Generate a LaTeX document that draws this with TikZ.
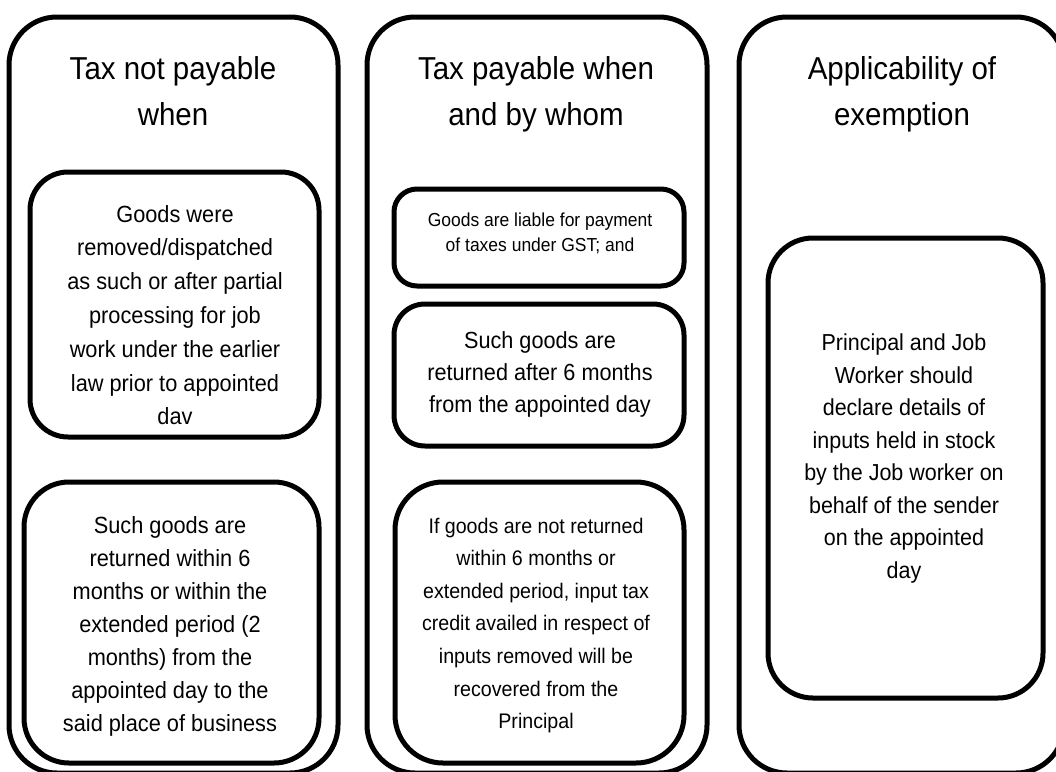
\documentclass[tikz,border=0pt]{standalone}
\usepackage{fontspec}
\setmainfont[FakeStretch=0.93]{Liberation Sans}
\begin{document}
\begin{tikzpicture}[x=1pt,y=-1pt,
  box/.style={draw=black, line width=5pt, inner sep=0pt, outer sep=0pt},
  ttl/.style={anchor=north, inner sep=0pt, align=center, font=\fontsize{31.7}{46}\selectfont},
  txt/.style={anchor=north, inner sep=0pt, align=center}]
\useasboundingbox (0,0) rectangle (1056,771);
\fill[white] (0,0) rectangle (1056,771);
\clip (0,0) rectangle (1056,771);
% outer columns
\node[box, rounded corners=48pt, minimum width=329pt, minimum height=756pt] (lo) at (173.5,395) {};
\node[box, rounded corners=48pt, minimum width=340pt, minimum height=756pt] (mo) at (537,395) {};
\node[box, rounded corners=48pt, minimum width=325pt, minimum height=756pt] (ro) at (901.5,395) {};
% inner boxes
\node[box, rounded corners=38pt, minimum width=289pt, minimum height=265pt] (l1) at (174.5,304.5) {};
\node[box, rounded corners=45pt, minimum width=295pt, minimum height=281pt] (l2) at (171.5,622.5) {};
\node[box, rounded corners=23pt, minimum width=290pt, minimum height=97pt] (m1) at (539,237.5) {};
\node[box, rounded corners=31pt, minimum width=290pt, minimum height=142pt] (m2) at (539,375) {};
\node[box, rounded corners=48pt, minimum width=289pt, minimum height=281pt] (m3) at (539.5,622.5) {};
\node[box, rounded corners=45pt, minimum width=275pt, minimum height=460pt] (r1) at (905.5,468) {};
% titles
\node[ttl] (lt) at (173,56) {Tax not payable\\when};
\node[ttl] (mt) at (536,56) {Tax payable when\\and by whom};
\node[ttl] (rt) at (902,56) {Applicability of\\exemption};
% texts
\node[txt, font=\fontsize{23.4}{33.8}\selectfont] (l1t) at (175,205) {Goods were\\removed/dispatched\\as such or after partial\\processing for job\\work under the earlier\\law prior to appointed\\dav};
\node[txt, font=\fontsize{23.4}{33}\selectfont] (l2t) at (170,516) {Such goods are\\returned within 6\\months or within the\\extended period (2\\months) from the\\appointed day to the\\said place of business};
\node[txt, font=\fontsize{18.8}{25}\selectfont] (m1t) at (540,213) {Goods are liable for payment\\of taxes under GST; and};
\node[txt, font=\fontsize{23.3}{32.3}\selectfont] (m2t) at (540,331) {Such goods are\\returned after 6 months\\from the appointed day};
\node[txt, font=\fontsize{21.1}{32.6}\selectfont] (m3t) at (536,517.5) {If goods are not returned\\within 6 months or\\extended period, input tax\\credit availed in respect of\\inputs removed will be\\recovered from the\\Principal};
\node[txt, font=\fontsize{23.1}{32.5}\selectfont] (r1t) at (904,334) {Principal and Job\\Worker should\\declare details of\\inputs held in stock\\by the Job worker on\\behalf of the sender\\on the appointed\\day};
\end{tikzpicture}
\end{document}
___
- **Task directions**: The data above should be repeated exactly, minus any pictures.

- **Problem solution**:
Generate a LaTeX document that draws this with TikZ.
\documentclass[tikz,border=0pt]{standalone}
\usepackage{fontspec}
\setmainfont[FakeStretch=0.93]{Liberation Sans}
\begin{document}
\begin{tikzpicture}[x=1pt,y=-1pt,
  box/.style={draw=black, line width=5pt, inner sep=0pt, outer sep=0pt},
  ttl/.style={anchor=north, inner sep=0pt, align=center, font=\fontsize{31.7}{46}\selectfont},
  txt/.style={anchor=north, inner sep=0pt, align=center}]
\useasboundingbox (0,0) rectangle (1056,771);
\fill[white] (0,0) rectangle (1056,771);
\clip (0,0) rectangle (1056,771);
% outer columns
\node[box, rounded corners=48pt, minimum width=329pt, minimum height=756pt] (lo) at (173.5,395) {};
\node[box, rounded corners=48pt, minimum width=340pt, minimum height=756pt] (mo) at (537,395) {};
\node[box, rounded corners=48pt, minimum width=325pt, minimum height=756pt] (ro) at (901.5,395) {};
% inner boxes
\node[box, rounded corners=38pt, minimum width=289pt, minimum height=265pt] (l1) at (174.5,304.5) {};
\node[box, rounded corners=45pt, minimum width=295pt, minimum height=281pt] (l2) at (171.5,622.5) {};
\node[box, rounded corners=23pt, minimum width=290pt, minimum height=97pt] (m1) at (539,237.5) {};
\node[box, rounded corners=31pt, minimum width=290pt, minimum height=142pt] (m2) at (539,375) {};
\node[box, rounded corners=48pt, minimum width=289pt, minimum height=281pt] (m3) at (539.5,622.5) {};
\node[box, rounded corners=45pt, minimum width=275pt, minimum height=460pt] (r1) at (905.5,468) {};
% titles
\node[ttl] (lt) at (173,56) {Tax not payable\\when};
\node[ttl] (mt) at (536,56) {Tax payable when\\and by whom};
\node[ttl] (rt) at (902,56) {Applicability of\\exemption};
% texts
\node[txt, font=\fontsize{23.4}{33.8}\selectfont] (l1t) at (175,205) {Goods were\\removed/dispatched\\as such or after partial\\processing for job\\work under the earlier\\law prior to appointed\\dav};
\node[txt, font=\fontsize{23.4}{33}\selectfont] (l2t) at (170,516) {Such goods are\\returned within 6\\months or within the\\extended period (2\\months) from the\\appointed day to the\\said place of business};
\node[txt, font=\fontsize{18.8}{25}\selectfont] (m1t) at (540,213) {Goods are liable for payment\\of taxes under GST; and};
\node[txt, font=\fontsize{23.3}{32.3}\selectfont] (m2t) at (540,331) {Such goods are\\returned after 6 months\\from the appointed day};
\node[txt, font=\fontsize{21.1}{32.6}\selectfont] (m3t) at (536,517.5) {If goods are not returned\\within 6 months or\\extended period, input tax\\credit availed in respect of\\inputs removed will be\\recovered from the\\Principal};
\node[txt, font=\fontsize{23.1}{32.5}\selectfont] (r1t) at (904,334) {Principal and Job\\Worker should\\declare details of\\inputs held in stock\\by the Job worker on\\behalf of the sender\\on the appointed\\day};
\end{tikzpicture}
\end{document}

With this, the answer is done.